- [Exercise goal] Quote, line for line, the entries from the first through the one containing "const data = volume.map((v, i)". Pictures are left out.

Raw records:
◇ ◇ ◇

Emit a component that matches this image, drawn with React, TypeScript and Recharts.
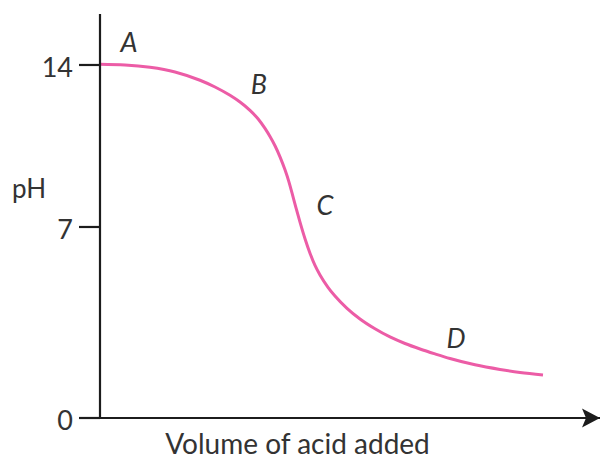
import React from 'react';
import { LineChart, Line, XAxis, YAxis, ReferenceDot } from 'recharts';

// Titration curve
const volume = [0, 5, 10, 15, 20, 23, 26, 28, 30, 31.6, 33, 34, 35, 36, 37, 37.8, 38.4, 39.2, 40, 41, 42, 43, 44, 45.6, 47, 49.4, 52, 55, 58, 61, 64, 67, 70, 75, 80, 84, 88.6];
const ph = [14.03, 14.0, 13.9, 13.7, 13.34, 13.05, 12.69, 12.4, 12.04, 11.68, 11.26, 10.91, 10.51, 10.03, 9.47, 8.94, 8.47, 7.83, 7.21, 6.57, 6.04, 5.59, 5.24, 4.79, 4.47, 4.02, 3.63, 3.27, 2.97, 2.73, 2.53, 2.35, 2.18, 1.95, 1.78, 1.67, 1.58];

const yTicks = [0, 7, 14];
const yTickLabels = ['0', '7', '14'];

const pointLabels = ['A', 'B', 'C', 'D'];
const pointVolume = [5.8, 31.8, 45, 71.2];
const pointPh = [14.95, 13.14, 7.95, 2.93];

const xLabel = 'Volume of acid added';
const yLabel = 'pH';

const data = volume.map((v, i) => ({ volume: v, ph: ph[i] }));

// Non-uniform (piecewise linear) pH scale, as drawn in the original figure
const Y_KNOTS = [0, 7, 14, 16.2];
const Y_FRACS = [0, 0.4728, 0.8738, 1];

function makePiecewiseScale(): any {
  let dom: number[] = [0, 16.2];
  let rng: number[] = [0, 1];
  const frac = (v: number) => {
    const n = Y_KNOTS.length;
    let i = 0;
    if (v <= Y_KNOTS[0]) i = 0;
    else if (v >= Y_KNOTS[n - 1]) i = n - 2;
    else {
      while (i < n - 2 && v > Y_KNOTS[i + 1]) i++;
    }
    const t = (v - Y_KNOTS[i]) / (Y_KNOTS[i + 1] - Y_KNOTS[i]);
    return Y_FRACS[i] + t * (Y_FRACS[i + 1] - Y_FRACS[i]);
  };
  const scale: any = (v: any) => {
    const num = Number(v);
    if (!isFinite(num)) return undefined;
    return rng[0] + (rng[rng.length - 1] - rng[0]) * frac(num);
  };
  scale.domain = (d?: any) => {
    if (d === undefined) return dom.slice();
    dom = Array.from(d).map(Number);
    return scale;
  };
  scale.range = (r?: any) => {
    if (r === undefined) return rng.slice();
    rng = Array.from(r).map(Number);
    return scale;
  };
  scale.copy = () => {
    const s = makePiecewiseScale();
    s.domain(dom);
    s.range(rng);
    return s;
  };
  scale.ticks = () => yTicks.slice();
  scale.tickFormat = () => (v: any) => String(v);
  scale.invert = (px: number) => {
    const f = (px - rng[0]) / (rng[rng.length - 1] - rng[0]);
    const n = Y_FRACS.length;
    let i = 0;
    while (i < n - 2 && f > Y_FRACS[i + 1]) i++;
    const t = (f - Y_FRACS[i]) / (Y_FRACS[i + 1] - Y_FRACS[i]);
    return Y_KNOTS[i] + t * (Y_KNOTS[i + 1] - Y_KNOTS[i]);
  };
  scale.clamp = () => scale;
  scale.nice = () => scale;
  return scale;
}

const yScale = makePiecewiseScale();

const FONT = 'Lato, "DejaVu Sans", sans-serif';
const TEXT = '#333333';
const AXIS = '#1c1c1c';
const PINK = '#EC5CA6';

const renderYTick = (props: any) => {
  const { x, y, payload } = props;
  const idx = yTicks.indexOf(payload.value);
  return (
    <text x={x} y={y} dy={12} textAnchor="end" fontFamily={FONT} fontSize={27} fill={TEXT}>
      {idx >= 0 ? yTickLabels[idx] : payload.value}
    </text>
  );
};

const renderXLabel = (props: any) => {
  const vb = props.viewBox || {};
  return (
    <text x={vb.x + 197.5} y={vb.y + 36} textAnchor="middle" fontFamily={FONT} fontSize={28} fill={TEXT}>
      {xLabel}
    </text>
  );
};

const renderYLabel = (props: any) => {
  const vb = props.viewBox || {};
  return (
    <text x={vb.x + 12} y={198} textAnchor="start" fontFamily={FONT} fontSize={26} fill={TEXT}>
      {yLabel}
    </text>
  );
};

const makePointLabel = (text: string) => (props: any) => {
  const vb = props.viewBox || {};
  const cx = vb.x + (vb.width || 0) / 2;
  const cy = vb.y + (vb.height || 0) / 2;
  return (
    <text x={cx} y={cy} dy={9.5} textAnchor="middle" fontFamily={FONT} fontStyle="italic" fontSize={27} fill={TEXT}>
      {text}
    </text>
  );
};

export default function App() {
  return (
    <div style={{ position: 'absolute', left: 0, top: 0, width: 602, height: 459, background: '#ffffff' }}>
      <LineChart width={602} height={459} data={data} margin={{ top: 14, right: 2, bottom: 0, left: 0 }}>
        <defs>
          <marker id="arrowHead" markerWidth="20" markerHeight="20" refX="18" refY="10" orient="auto" markerUnits="userSpaceOnUse">
            <path d="M0,0.5 L18,10 L0,19.5 L4,10 Z" fill={AXIS} />
          </marker>
        </defs>
        <XAxis
          dataKey="volume"
          type="number"
          domain={[0, 100]}
          tick={false}
          tickLine={false}
          height={41}
          axisLine={{ stroke: AXIS, strokeWidth: 2.2, markerEnd: 'url(#arrowHead)' } as any}
          label={{ content: renderXLabel } as any}
        />
        <YAxis
          type="number"
          domain={[0, 16.2]}
          scale={yScale}
          ticks={yTicks}
          interval={0}
          width={100}
          tickSize={21}
          tickMargin={6}
          tick={renderYTick}
          tickLine={{ stroke: AXIS, strokeWidth: 2.2 }}
          axisLine={{ stroke: AXIS, strokeWidth: 2.2 }}
          label={{ content: renderYLabel } as any}
        />
        <Line
          type="monotone"
          dataKey="ph"
          stroke={PINK}
          strokeWidth={3}
          dot={false}
          activeDot={false}
          isAnimationActive={false}
        />
        {pointLabels.map((p, i) => (
          <ReferenceDot
            key={p}
            x={pointVolume[i]}
            y={pointPh[i]}
            r={0}
            fill="none"
            stroke="none"
            label={{ content: makePointLabel(p) } as any}
          />
        ))}
      </LineChart>
    </div>
  );
}
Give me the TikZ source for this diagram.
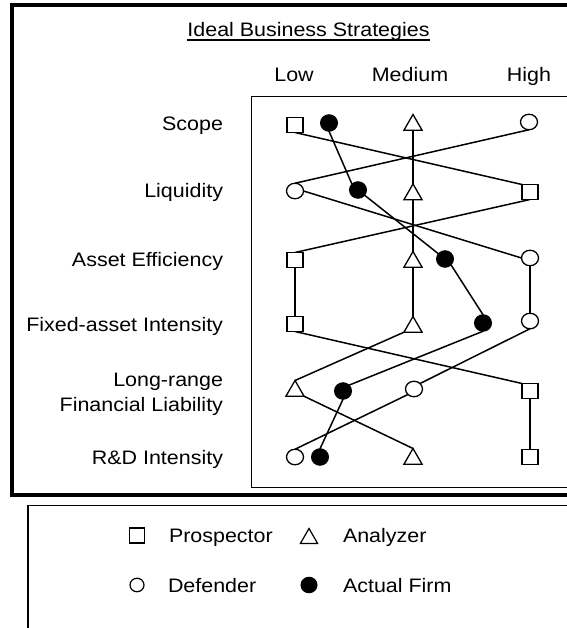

◇ ◇ ◇

- [Answer for the task]
Emit a component that matches this image, drawn with React, TypeScript and Recharts.
import React from 'react';
import { LineChart, Line, XAxis, YAxis, ReferenceDot } from 'recharts';

// Titration curve
const volume = [0, 5, 10, 15, 20, 23, 26, 28, 30, 31.6, 33, 34, 35, 36, 37, 37.8, 38.4, 39.2, 40, 41, 42, 43, 44, 45.6, 47, 49.4, 52, 55, 58, 61, 64, 67, 70, 75, 80, 84, 88.6];
const ph = [14.03, 14.0, 13.9, 13.7, 13.34, 13.05, 12.69, 12.4, 12.04, 11.68, 11.26, 10.91, 10.51, 10.03, 9.47, 8.94, 8.47, 7.83, 7.21, 6.57, 6.04, 5.59, 5.24, 4.79, 4.47, 4.02, 3.63, 3.27, 2.97, 2.73, 2.53, 2.35, 2.18, 1.95, 1.78, 1.67, 1.58];

const yTicks = [0, 7, 14];
const yTickLabels = ['0', '7', '14'];

const pointLabels = ['A', 'B', 'C', 'D'];
const pointVolume = [5.8, 31.8, 45, 71.2];
const pointPh = [14.95, 13.14, 7.95, 2.93];

const xLabel = 'Volume of acid added';
const yLabel = 'pH';

const data = volume.map((v, i) => ({ volume: v, ph: ph[i] }));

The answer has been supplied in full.